The once forlorn condition of Colchester Castle doubtless originated in 1726, when its then owner, Sir Isaac Rebow, left it by will to a detested grandson, on whom he thus conferred a useless encumbrance, a more exasperating bequest than even the proverbial cutting off with a shilling.

A relic of those old days of picturesque neglect is found in the book of an auctioneer, who wrote an account of his "Professional Travels in England in the first half of the Nineteenth Century," modestly veiling his identity, and simply calling himself on his title-page, "An Auctioneer." Part One of his work was issued in 1843, but Part Two is yet to come, and as his first instalment shows little merit, the world can well afford to forego the second.

Coming to the castle, he muses over its ruins, and weeps that cabbages and coriander employ the attention of the Colchester people, rather than the care of ancient fortresses. To him, thus contemplating "the sad remains of so many interesting scenes," enters from an adjoining farm one whom he is pleased to term "an Aborigine." By this he obviously names an Essex farm-labourer. It is an affectation, but he might have done worse. He might have called him, seeing that Colchester is a place of oysters, a "native," in inverted commas, evidences of jocular intent, which would have been dreadful.

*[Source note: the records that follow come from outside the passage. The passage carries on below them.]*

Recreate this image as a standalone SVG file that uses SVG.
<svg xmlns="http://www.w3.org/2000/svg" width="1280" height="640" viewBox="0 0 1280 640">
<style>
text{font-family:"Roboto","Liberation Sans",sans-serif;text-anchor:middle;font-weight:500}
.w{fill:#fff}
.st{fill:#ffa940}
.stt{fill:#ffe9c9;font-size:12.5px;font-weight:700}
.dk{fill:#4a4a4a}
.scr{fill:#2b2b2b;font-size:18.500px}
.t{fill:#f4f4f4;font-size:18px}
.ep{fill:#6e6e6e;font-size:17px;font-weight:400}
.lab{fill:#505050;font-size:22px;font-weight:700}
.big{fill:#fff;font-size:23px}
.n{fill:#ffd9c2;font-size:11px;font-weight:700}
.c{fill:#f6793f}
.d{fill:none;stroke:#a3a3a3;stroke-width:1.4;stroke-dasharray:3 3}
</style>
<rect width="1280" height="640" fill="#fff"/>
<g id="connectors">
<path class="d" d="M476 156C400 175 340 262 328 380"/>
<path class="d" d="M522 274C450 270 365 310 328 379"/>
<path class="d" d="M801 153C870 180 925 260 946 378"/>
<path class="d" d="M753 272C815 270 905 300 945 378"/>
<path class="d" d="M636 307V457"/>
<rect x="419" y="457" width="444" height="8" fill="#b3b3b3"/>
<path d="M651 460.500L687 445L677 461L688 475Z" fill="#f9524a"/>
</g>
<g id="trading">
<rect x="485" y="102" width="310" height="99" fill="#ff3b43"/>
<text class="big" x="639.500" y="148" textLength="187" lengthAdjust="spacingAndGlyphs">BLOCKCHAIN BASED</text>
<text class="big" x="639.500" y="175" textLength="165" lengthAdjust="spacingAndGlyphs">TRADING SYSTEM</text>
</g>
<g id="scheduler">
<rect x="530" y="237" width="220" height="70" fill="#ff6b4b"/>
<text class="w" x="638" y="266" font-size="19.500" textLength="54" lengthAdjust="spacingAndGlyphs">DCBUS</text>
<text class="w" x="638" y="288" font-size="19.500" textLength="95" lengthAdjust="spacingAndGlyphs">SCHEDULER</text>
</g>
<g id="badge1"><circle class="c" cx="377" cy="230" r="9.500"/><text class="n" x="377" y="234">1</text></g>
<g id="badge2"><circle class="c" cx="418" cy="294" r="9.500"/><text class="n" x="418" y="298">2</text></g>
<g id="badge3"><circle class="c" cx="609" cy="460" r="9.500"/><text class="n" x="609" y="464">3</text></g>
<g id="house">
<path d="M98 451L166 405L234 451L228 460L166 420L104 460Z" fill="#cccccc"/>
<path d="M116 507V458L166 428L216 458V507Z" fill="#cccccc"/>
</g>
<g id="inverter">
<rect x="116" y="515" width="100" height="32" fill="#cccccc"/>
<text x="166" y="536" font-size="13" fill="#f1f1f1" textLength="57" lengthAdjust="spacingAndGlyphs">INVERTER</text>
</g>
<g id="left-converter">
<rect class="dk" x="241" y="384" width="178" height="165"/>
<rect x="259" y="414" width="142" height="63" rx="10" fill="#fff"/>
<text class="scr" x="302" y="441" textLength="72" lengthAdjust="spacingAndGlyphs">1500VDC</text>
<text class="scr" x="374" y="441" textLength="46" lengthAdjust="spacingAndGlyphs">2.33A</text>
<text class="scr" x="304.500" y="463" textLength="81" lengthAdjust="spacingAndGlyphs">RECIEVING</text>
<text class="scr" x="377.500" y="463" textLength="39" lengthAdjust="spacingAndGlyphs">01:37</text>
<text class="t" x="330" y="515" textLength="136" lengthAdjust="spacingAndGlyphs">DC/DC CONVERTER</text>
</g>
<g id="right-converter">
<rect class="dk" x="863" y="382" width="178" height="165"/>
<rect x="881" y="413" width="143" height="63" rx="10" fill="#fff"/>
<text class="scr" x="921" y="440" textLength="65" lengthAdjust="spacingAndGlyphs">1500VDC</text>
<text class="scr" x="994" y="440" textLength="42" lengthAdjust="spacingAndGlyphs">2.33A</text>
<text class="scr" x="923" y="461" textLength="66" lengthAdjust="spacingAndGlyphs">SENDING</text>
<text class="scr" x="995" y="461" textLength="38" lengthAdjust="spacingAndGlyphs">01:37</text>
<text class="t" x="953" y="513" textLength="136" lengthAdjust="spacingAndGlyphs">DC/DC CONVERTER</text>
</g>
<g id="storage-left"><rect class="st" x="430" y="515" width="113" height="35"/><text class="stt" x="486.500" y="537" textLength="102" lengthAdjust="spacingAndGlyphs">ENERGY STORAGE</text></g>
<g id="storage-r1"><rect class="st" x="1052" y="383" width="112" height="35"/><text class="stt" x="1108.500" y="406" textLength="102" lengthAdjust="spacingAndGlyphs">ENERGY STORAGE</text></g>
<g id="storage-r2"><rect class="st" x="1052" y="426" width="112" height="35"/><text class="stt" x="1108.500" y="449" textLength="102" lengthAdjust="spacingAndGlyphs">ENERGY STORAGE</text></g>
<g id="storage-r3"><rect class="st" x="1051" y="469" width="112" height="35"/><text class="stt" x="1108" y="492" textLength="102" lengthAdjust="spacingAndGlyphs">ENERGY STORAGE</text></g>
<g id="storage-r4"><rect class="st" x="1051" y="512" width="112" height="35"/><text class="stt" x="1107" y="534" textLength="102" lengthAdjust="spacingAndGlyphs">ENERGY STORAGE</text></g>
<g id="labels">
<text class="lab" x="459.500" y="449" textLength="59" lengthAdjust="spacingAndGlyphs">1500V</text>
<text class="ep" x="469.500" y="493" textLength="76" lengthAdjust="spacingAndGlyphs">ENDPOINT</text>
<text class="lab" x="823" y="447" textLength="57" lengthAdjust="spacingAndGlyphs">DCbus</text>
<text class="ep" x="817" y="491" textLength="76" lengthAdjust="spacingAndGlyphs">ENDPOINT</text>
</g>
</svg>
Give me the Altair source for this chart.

"Ah! sir," says the Aborigine, "it was cruel work when them great Barons, as they call 'em, lived here."

"True, my friend," replies the Auctioneer, "but it's a pity to see hogs and donkeys depasturing in their courts and gardens, and grubbing and kicking down their halls and chapels."

"Lord! your honour," rejoins the son of the soil, "what's the use on 'em in these days? I'd sooner see an acre of these 'ere swedes any day, than them there towers and dungeons. Them swedes afore you 'ool carry a score o' fine wethers any month in the year, and plaze ye to look at 'em, but as for them flint walls, you may look at 'em for ever and a day 'fore you find enough o' green for a garnish"; which was indeed a practical rural way of looking at things.